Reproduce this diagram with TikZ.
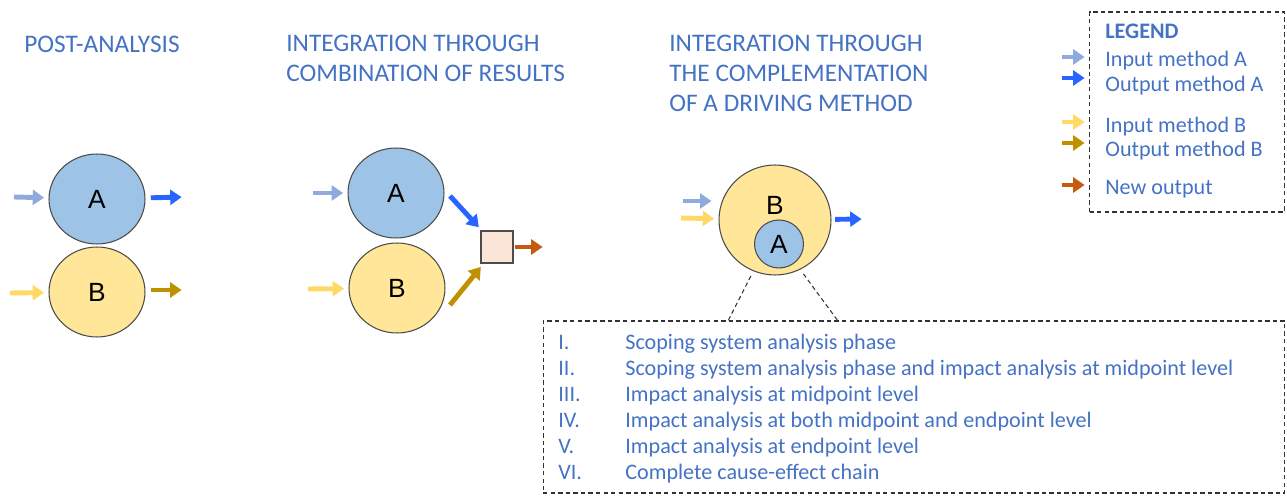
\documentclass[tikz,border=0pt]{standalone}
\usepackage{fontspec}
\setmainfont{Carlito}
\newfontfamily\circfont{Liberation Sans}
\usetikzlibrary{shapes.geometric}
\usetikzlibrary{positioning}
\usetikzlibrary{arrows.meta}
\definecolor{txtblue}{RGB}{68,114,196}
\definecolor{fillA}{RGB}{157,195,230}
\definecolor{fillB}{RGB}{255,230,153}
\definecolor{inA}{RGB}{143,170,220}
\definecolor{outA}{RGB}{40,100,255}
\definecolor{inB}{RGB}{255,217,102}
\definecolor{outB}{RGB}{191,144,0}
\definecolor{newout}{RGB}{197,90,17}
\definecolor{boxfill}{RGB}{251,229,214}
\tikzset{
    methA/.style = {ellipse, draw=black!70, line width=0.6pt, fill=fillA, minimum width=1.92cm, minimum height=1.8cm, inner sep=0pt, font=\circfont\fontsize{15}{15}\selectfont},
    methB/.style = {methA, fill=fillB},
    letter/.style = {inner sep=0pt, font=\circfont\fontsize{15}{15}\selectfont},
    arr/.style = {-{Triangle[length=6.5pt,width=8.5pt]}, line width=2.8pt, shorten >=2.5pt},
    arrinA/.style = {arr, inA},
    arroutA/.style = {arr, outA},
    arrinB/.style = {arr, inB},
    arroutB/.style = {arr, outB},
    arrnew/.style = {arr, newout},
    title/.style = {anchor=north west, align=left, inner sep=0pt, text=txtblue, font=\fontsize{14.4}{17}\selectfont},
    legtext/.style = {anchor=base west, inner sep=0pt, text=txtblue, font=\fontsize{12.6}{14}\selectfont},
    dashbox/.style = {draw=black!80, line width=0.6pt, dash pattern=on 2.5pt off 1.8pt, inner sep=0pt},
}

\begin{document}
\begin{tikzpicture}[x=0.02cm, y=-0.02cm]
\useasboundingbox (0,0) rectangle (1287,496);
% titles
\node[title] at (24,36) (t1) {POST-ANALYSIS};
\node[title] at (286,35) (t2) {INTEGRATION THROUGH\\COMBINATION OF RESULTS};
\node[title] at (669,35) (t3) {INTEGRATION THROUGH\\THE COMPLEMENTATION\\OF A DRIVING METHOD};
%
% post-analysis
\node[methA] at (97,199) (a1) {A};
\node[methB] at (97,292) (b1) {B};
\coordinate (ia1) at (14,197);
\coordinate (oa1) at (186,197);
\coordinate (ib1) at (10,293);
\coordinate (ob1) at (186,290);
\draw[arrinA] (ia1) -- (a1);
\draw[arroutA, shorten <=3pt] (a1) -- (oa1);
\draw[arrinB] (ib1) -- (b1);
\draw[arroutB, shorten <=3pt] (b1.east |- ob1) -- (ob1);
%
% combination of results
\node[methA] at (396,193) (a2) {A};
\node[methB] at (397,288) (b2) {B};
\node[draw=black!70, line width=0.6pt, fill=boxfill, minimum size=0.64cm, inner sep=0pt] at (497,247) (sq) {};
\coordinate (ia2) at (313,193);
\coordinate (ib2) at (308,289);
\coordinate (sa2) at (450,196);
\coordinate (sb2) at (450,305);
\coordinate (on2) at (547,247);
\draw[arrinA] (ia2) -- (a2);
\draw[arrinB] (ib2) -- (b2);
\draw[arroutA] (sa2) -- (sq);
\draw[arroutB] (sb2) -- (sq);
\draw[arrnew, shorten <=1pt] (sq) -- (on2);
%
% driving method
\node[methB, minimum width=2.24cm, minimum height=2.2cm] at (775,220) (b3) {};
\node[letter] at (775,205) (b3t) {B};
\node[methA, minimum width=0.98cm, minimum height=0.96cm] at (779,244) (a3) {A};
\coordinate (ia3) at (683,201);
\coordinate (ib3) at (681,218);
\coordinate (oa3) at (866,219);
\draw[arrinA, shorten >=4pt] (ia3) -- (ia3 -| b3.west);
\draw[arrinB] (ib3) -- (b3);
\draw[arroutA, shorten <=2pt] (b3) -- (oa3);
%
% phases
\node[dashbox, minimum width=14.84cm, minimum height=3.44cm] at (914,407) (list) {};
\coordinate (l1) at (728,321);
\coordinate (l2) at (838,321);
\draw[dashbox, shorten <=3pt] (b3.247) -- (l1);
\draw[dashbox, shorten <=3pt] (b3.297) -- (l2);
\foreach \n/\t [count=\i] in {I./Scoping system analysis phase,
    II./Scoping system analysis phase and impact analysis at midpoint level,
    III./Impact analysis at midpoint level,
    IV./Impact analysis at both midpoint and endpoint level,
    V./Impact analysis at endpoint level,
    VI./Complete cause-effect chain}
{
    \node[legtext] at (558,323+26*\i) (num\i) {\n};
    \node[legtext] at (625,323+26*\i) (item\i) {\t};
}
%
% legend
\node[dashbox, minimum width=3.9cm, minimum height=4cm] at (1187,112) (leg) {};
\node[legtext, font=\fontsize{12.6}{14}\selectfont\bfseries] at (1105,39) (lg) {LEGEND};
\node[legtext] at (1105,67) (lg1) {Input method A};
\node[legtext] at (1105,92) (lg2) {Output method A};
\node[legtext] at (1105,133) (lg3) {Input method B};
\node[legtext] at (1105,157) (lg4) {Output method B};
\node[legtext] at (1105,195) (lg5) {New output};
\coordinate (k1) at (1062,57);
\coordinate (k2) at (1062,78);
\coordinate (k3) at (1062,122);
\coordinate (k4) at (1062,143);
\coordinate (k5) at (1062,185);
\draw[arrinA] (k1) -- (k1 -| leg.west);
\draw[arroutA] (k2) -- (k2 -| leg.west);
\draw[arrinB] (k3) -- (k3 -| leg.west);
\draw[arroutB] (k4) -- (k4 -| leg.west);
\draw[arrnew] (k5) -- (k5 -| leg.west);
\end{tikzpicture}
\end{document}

Problem description: Restate the entire listing word for word, excluding pictures.

Result below:
Reproduce this diagram with TikZ.
\documentclass[tikz,border=0pt]{standalone}
\usepackage{fontspec}
\setmainfont{Carlito}
\newfontfamily\circfont{Liberation Sans}
\usetikzlibrary{shapes.geometric}
\usetikzlibrary{positioning}
\usetikzlibrary{arrows.meta}
\definecolor{txtblue}{RGB}{68,114,196}
\definecolor{fillA}{RGB}{157,195,230}
\definecolor{fillB}{RGB}{255,230,153}
\definecolor{inA}{RGB}{143,170,220}
\definecolor{outA}{RGB}{40,100,255}
\definecolor{inB}{RGB}{255,217,102}
\definecolor{outB}{RGB}{191,144,0}
\definecolor{newout}{RGB}{197,90,17}
\definecolor{boxfill}{RGB}{251,229,214}
\tikzset{
    methA/.style = {ellipse, draw=black!70, line width=0.6pt, fill=fillA, minimum width=1.92cm, minimum height=1.8cm, inner sep=0pt, font=\circfont\fontsize{15}{15}\selectfont},
    methB/.style = {methA, fill=fillB},
    letter/.style = {inner sep=0pt, font=\circfont\fontsize{15}{15}\selectfont},
    arr/.style = {-{Triangle[length=6.5pt,width=8.5pt]}, line width=2.8pt, shorten >=2.5pt},
    arrinA/.style = {arr, inA},
    arroutA/.style = {arr, outA},
    arrinB/.style = {arr, inB},
    arroutB/.style = {arr, outB},
    arrnew/.style = {arr, newout},
    title/.style = {anchor=north west, align=left, inner sep=0pt, text=txtblue, font=\fontsize{14.4}{17}\selectfont},
    legtext/.style = {anchor=base west, inner sep=0pt, text=txtblue, font=\fontsize{12.6}{14}\selectfont},
    dashbox/.style = {draw=black!80, line width=0.6pt, dash pattern=on 2.5pt off 1.8pt, inner sep=0pt},
}

\begin{document}
\begin{tikzpicture}[x=0.02cm, y=-0.02cm]
\useasboundingbox (0,0) rectangle (1287,496);
% titles
\node[title] at (24,36) (t1) {POST-ANALYSIS};
\node[title] at (286,35) (t2) {INTEGRATION THROUGH\\COMBINATION OF RESULTS};
\node[title] at (669,35) (t3) {INTEGRATION THROUGH\\THE COMPLEMENTATION\\OF A DRIVING METHOD};
%
% post-analysis
\node[methA] at (97,199) (a1) {A};
\node[methB] at (97,292) (b1) {B};
\coordinate (ia1) at (14,197);
\coordinate (oa1) at (186,197);
\coordinate (ib1) at (10,293);
\coordinate (ob1) at (186,290);
\draw[arrinA] (ia1) -- (a1);
\draw[arroutA, shorten <=3pt] (a1) -- (oa1);
\draw[arrinB] (ib1) -- (b1);
\draw[arroutB, shorten <=3pt] (b1.east |- ob1) -- (ob1);
%
% combination of results
\node[methA] at (396,193) (a2) {A};
\node[methB] at (397,288) (b2) {B};
\node[draw=black!70, line width=0.6pt, fill=boxfill, minimum size=0.64cm, inner sep=0pt] at (497,247) (sq) {};
\coordinate (ia2) at (313,193);
\coordinate (ib2) at (308,289);
\coordinate (sa2) at (450,196);
\coordinate (sb2) at (450,305);
\coordinate (on2) at (547,247);
\draw[arrinA] (ia2) -- (a2);
\draw[arrinB] (ib2) -- (b2);
\draw[arroutA] (sa2) -- (sq);
\draw[arroutB] (sb2) -- (sq);
\draw[arrnew, shorten <=1pt] (sq) -- (on2);
%
% driving method
\node[methB, minimum width=2.24cm, minimum height=2.2cm] at (775,220) (b3) {};
\node[letter] at (775,205) (b3t) {B};
\node[methA, minimum width=0.98cm, minimum height=0.96cm] at (779,244) (a3) {A};
\coordinate (ia3) at (683,201);
\coordinate (ib3) at (681,218);
\coordinate (oa3) at (866,219);
\draw[arrinA, shorten >=4pt] (ia3) -- (ia3 -| b3.west);
\draw[arrinB] (ib3) -- (b3);
\draw[arroutA, shorten <=2pt] (b3) -- (oa3);
%
% phases
\node[dashbox, minimum width=14.84cm, minimum height=3.44cm] at (914,407) (list) {};
\coordinate (l1) at (728,321);
\coordinate (l2) at (838,321);
\draw[dashbox, shorten <=3pt] (b3.247) -- (l1);
\draw[dashbox, shorten <=3pt] (b3.297) -- (l2);
\foreach \n/\t [count=\i] in {I./Scoping system analysis phase,
    II./Scoping system analysis phase and impact analysis at midpoint level,
    III./Impact analysis at midpoint level,
    IV./Impact analysis at both midpoint and endpoint level,
    V./Impact analysis at endpoint level,
    VI./Complete cause-effect chain}
{
    \node[legtext] at (558,323+26*\i) (num\i) {\n};
    \node[legtext] at (625,323+26*\i) (item\i) {\t};
}
%
% legend
\node[dashbox, minimum width=3.9cm, minimum height=4cm] at (1187,112) (leg) {};
\node[legtext, font=\fontsize{12.6}{14}\selectfont\bfseries] at (1105,39) (lg) {LEGEND};
\node[legtext] at (1105,67) (lg1) {Input method A};
\node[legtext] at (1105,92) (lg2) {Output method A};
\node[legtext] at (1105,133) (lg3) {Input method B};
\node[legtext] at (1105,157) (lg4) {Output method B};
\node[legtext] at (1105,195) (lg5) {New output};
\coordinate (k1) at (1062,57);
\coordinate (k2) at (1062,78);
\coordinate (k3) at (1062,122);
\coordinate (k4) at (1062,143);
\coordinate (k5) at (1062,185);
\draw[arrinA] (k1) -- (k1 -| leg.west);
\draw[arroutA] (k2) -- (k2 -| leg.west);
\draw[arrinB] (k3) -- (k3 -| leg.west);
\draw[arroutB] (k4) -- (k4 -| leg.west);
\draw[arrnew] (k5) -- (k5 -| leg.west);
\end{tikzpicture}
\end{document}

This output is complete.